Globalização e globalismo, apesar do mesmo radical que remete à ideia de “global” (algo de dimensão mundial), são palavras com sufixos diferentes e que por isso expressam sentidos que não se confundem.

Artigo publicado na plataforma eletrônica do Instituto Misses Brasil cujo título autoexplicativo é “A diferença básica entre globalismo e globalização econômica: um é o oposto do outro – Defender o segundo não implica defender o primeiro”, fica como uma boa dica de leitura para que comunicadores não desinformem suas audiências.

No texto está delineado o elementar: globalização é um fenômeno de ordem econômica em que as corporações dos diversos países, atuando em livre mercado e sem protecionismos estatais, são levadas a integrarem as economias de um país às dos outros em escala mundial – mas tudo isso preservando a independência e soberania das nações. Já o globalismo ocorre no âmbito político e é a pretensão de determinadas forças atropelarem as soberanias nacionais criando um dirigismo único para os rumos do planeta, o que se dá com a interferência nas relações internacionais. Portanto, enquanto o primeiro envolve a integração econômica, o segundo versa sobre a centralização política nas mãos de um governo ou grupo supranacional.

É claro que existem estudiosos e ensaístas que traçam a relação entre globalismo e globalização. Todavia, estabelecer uma relação entre dois fenômenos não se confunde com ser o mesmo fenômeno – embora as palavras que os designem sejam parecidas.

Exemplifique-se com o sociólogo alemão Ulrich Beck. Em seu livro “O que é globalização? Equívocos do globalismo: resposta à globalização” sua tese acerca da relação entre a força da economia global e o enfraquecimento das democracias internas é apresentada tendo por ponto de partida a distinção entre globalismo e globalização (além de globalidade).

Embora pareça vislumbrá-las quase que imbricadas, funcionando uma a serviço da outra, o ex-Ministro da Fazenda e economista Bresser Pereira igualmente reconhece que globalismo e globalização são fenômenos distintos – in Globalização e Estado-Nação“, artigo publicado pela FGV em 2007.

A distinção entre globalismo e globalização também pode ser encontrada em conteúdos produzidos por Olavo de Carvalho, além de artigos publicados na Gazeta do Povo por Leonardo Santana Martins de Oliveira (“Globalização vs.

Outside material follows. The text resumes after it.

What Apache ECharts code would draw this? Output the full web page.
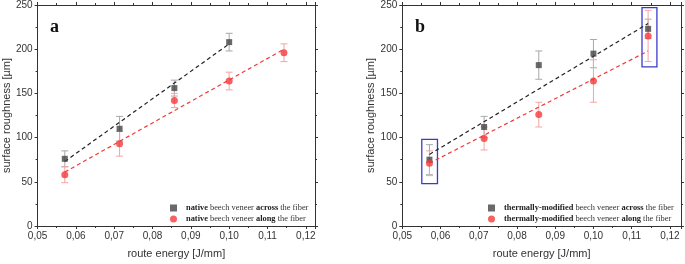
<!DOCTYPE html>
<html>
<head>
<meta charset="utf-8">
<script src="https://cdn.jsdelivr.net/npm/echarts@6/dist/echarts.min.js"></script>
<style>
  html, body { margin: 0; padding: 0; background: #fff; }
  #chart { width: 685px; height: 264px; }
</style>
</head>
<body>
<div id="chart"></div>
<script>
// route energy values (J/mm)
const energy = [0.0571, 0.0714, 0.0857, 0.1000, 0.1143];

// panel a - native beech veneer
const nativeAcross = [76, 110, 156, 208];
const nativeAcrossErr = [9, 14, 9, 10];
const nativeAlong = [58, 93, 142, 164, 196];
const nativeAlongErr = [9, 14, 8, 10, 10];
const nativeAcrossFitX = [0.0571, 0.1000];
const nativeAcrossFit = [73, 206];
const nativeAlongFitX = [0.0571, 0.1143];
const nativeAlongFit = [61, 200];

// panel b - thermally-modified beech veneer
const thermalAcross = [75, 112, 182, 195, 223];
const thermalAcrossErr = [17, 12, 16, 16, 11];
const thermalAlong = [71, 99, 126, 164, 215];
const thermalAlongErr = [14, 13, 14, 24, 29];
const thermalAcrossFitX = [0.0571, 0.1143];
const thermalAcrossFit = [81, 229];
const thermalAlongFitX = [0.0571, 0.1143];
const thermalAlongFit = [71, 198];

// highlighted regions in panel b: [xFrom, xTo, yFrom, yTo]
const highlightBoxes = [
  [0.0551, 0.0592, 48, 98],
  [0.1127, 0.1166, 180, 247]
];

const yTicks = [0, 50, 100, 150, 200, 250];

const chart = echarts.init(document.getElementById('chart'));

const axisColor = '#333';
const sansFont = 'Liberation Sans';
const serifFont = 'Liberation Serif';

const pairs = (xs, ys) => ys.map((v, i) => [xs[i], v]);
const errPairs = (xs, ys, es) => ys.map((v, i) => [xs[i], v - es[i], v + es[i]]);

function errorSeries(data, color, gridIdx) {
  return {
    type: 'custom',
    xAxisIndex: gridIdx * 2,
    yAxisIndex: gridIdx * 2,
    silent: true,
    z: 2,
    encode: { x: 0, y: [1, 2] },
    data: data,
    renderItem: function (params, api) {
      const x = api.value(0);
      const top = api.coord([x, api.value(2)]);
      const bot = api.coord([x, api.value(1)]);
      const w = 3.5;
      const st = { stroke: color, lineWidth: 1 };
      return {
        type: 'group',
        children: [
          { type: 'line', shape: { x1: top[0], y1: top[1], x2: bot[0], y2: bot[1] }, style: st },
          { type: 'line', shape: { x1: top[0] - w, y1: top[1], x2: top[0] + w, y2: top[1] }, style: st },
          { type: 'line', shape: { x1: bot[0] - w, y1: bot[1], x2: bot[0] + w, y2: bot[1] }, style: st }
        ]
      };
    }
  };
}

function fitSeries(data, color, gridIdx) {
  return {
    type: 'line',
    xAxisIndex: gridIdx * 2,
    yAxisIndex: gridIdx * 2,
    data: data,
    symbol: 'none',
    silent: true,
    z: 3,
    lineStyle: { color: color, width: 1.2, type: [4, 3] }
  };
}

function pointSeries(name, data, symbol, size, color, gridIdx) {
  return {
    name: name,
    type: 'scatter',
    xAxisIndex: gridIdx * 2,
    yAxisIndex: gridIdx * 2,
    data: data,
    symbol: symbol,
    symbolSize: size,
    z: 4,
    itemStyle: { color: color }
  };
}

function xAxes(gridIdx, max) {
  const base = {
    gridIndex: gridIdx,
    type: 'value',
    min: 0.05,
    max: max,
    interval: 0.01,
    splitLine: { show: false },
    axisLine: { show: true, onZero: false, lineStyle: { color: axisColor, width: 1 } },
    axisTick: { show: true, length: 3, lineStyle: { color: axisColor } },
    minorTick: { show: true, splitNumber: 2, length: 2, lineStyle: { color: axisColor } }
  };
  return [
    Object.assign({}, base, {
      position: 'bottom',
      name: 'route energy [J/mm]',
      nameLocation: 'middle',
      nameGap: 22,
      nameTextStyle: { fontFamily: sansFont, fontSize: 11, color: '#333' },
      axisLabel: {
        fontFamily: sansFont, fontSize: 10, color: '#333', margin: 5, showMaxLabel: false,
        formatter: v => v.toFixed(2).replace('.', ',')
      }
    }),
    Object.assign({}, base, { position: 'top', axisLabel: { show: false } })
  ];
}

function yAxes(gridIdx) {
  const base = {
    gridIndex: gridIdx,
    type: 'value',
    min: yTicks[0],
    max: yTicks[yTicks.length - 1],
    interval: yTicks[1] - yTicks[0],
    splitLine: { show: false },
    axisLine: { show: true, onZero: false, lineStyle: { color: axisColor, width: 1 } },
    axisTick: { show: true, length: 3, lineStyle: { color: axisColor } },
    minorTick: { show: true, splitNumber: 2, length: 2, lineStyle: { color: axisColor } }
  };
  return [
    Object.assign({}, base, {
      position: 'left',
      name: 'surface roughness [µm]',
      nameLocation: 'middle',
      nameGap: 24,
      nameTextStyle: { fontFamily: sansFont, fontSize: 11, color: '#333' },
      axisLabel: { fontFamily: sansFont, fontSize: 10, color: '#333', margin: 5 }
    }),
    Object.assign({}, base, { position: 'right', axisLabel: { show: false } })
  ];
}

function legendFor(names, left) {
  return {
    data: names.map((n, i) => ({ name: n, icon: i === 0 ? 'rect' : 'circle' })),
    orient: 'vertical',
    left: left,
    top: 204,
    itemWidth: 7,
    itemHeight: 7,
    itemGap: 3,
    padding: 0,
    selectedMode: false,
    formatter: name => name
      .replace(/^(native|thermally-modified)/, '{b|$1}')
      .replace(/(across|along)/, '{b|$1}'),
    textStyle: {
      fontFamily: serifFont, fontSize: 8.4, color: '#333', padding: [0, 0, 0, 4],
      rich: { b: { fontFamily: serifFont, fontSize: 8.4, fontWeight: 'bold', color: '#222' } }
    }
  };
}

const nA = 'native beech veneer across the fiber';
const nL = 'native beech veneer along the fiber';
const tA = 'thermally-modified beech veneer across the fiber';
const tL = 'thermally-modified beech veneer along the fiber';

const boxSeries = {
  type: 'line',
  xAxisIndex: 2,
  yAxisIndex: 2,
  data: [],
  silent: true,
  z: 5,
  markArea: {
    silent: true,
    itemStyle: { color: 'rgba(0,0,0,0)', borderColor: '#3a3ad0', borderWidth: 1.3 },
    data: highlightBoxes.map(b => [{ coord: [b[0], b[2]] }, { coord: [b[1], b[3]] }])
  }
};

const option = {
  animation: false,
  backgroundColor: '#fff',
  grid: [
    { left: 36.7, top: 4.7, width: 278.3, height: 223 },
    { left: 402.3, top: 4.7, width: 278.7, height: 223 }
  ],
  xAxis: [].concat(xAxes(0, 0.1224), xAxes(1, 0.1229)),
  yAxis: [].concat(yAxes(0), yAxes(1)),
  legend: [legendFor([nA, nL], 170), legendFor([tA, tL], 488)],
  graphic: [
    { type: 'text', left: 50, top: 18, style: { text: 'a', font: 'bold 18px "Liberation Serif"', fill: '#111' } },
    { type: 'text', left: 415, top: 18, style: { text: 'b', font: 'bold 18px "Liberation Serif"', fill: '#111' } }
  ],
  series: [
    errorSeries(errPairs(energy, nativeAcross, nativeAcrossErr), '#a8a8a8', 0),
    errorSeries(errPairs(energy, nativeAlong, nativeAlongErr), '#f4a4a4', 0),
    fitSeries(pairs(nativeAcrossFitX, nativeAcrossFit), '#222', 0),
    fitSeries(pairs(nativeAlongFitX, nativeAlongFit), '#f03a3a', 0),
    pointSeries(nA, pairs(energy, nativeAcross), 'rect', 6, '#444', 0),
    pointSeries(nL, pairs(energy, nativeAlong), 'circle', 7, '#f43a3a', 0),

    errorSeries(errPairs(energy, thermalAcross, thermalAcrossErr), '#a8a8a8', 1),
    errorSeries(errPairs(energy, thermalAlong, thermalAlongErr), '#f4a4a4', 1),
    fitSeries(pairs(thermalAcrossFitX, thermalAcrossFit), '#222', 1),
    fitSeries(pairs(thermalAlongFitX, thermalAlongFit), '#f03a3a', 1),
    pointSeries(tA, pairs(energy, thermalAcross), 'rect', 6, '#444', 1),
    pointSeries(tL, pairs(energy, thermalAlong), 'circle', 7, '#f43a3a', 1),
    boxSeries
  ]
};

chart.setOption(option);
</script>
</body>
</html>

Globalismo” – 07/12/2018) e Rodrigo Constantino (“Globalização econômica, sim. Globalismo político, não!” – 22/01/2018).

Bem mais aproveitáveis que as informações de Reinaldo são aquelas expostas pela BBC News em 03/02/2019 na matéria “O que é ‘globalismo’, termo usado pelo novo chanceler brasileiro e por Trump?”.

Na reportagem assinada por Juliana Gragnani, há um apanhado em torno do significado termo, mencionando alguns pontos de vistas, como por exemplo o do linguista belga Jan Blommaert, para quem a expressão é vaga porém deixa claro que globalismo não é sinônimo de globalização.

Em janeiro deste ano de 2019, também em transmissão pela Rádio Band News FM, o jornalista Reinaldo Azevedo, ao analisar o discurso do presidente Jair Bolsonaro proferido no Fórum Econômico Mundial em Davos, na Suíça, igualmente se utilizou de sutil jogo de palavras que induziu o ouvinte ao erro, criando uma falsa contradição entre Bolsonaro e seu Chanceler ao contextualizar globalização e globalismo como expressões sinônimas.

Disse Reinaldo: “Ele [Bolsonaro] fala da necessidade do Brasil abrir a economia; abrir a economia é abrir-se para a globalização. Só que ele tem um Ministro das Relações Exteriores [Ernesto Araújo] que é notório por seu antiglobalismo. O que é que vale? Vale a fala do Bolsonaro ou a fala do Ernesto Araújo?”.

Diante das indagações do jornalista a resposta é facilmente esta: vale a dos dois, porque Bolsonaro e Ernesto Araújo falam sobre coisas distintas porém estando ambos certos sobre o que cada qual diz.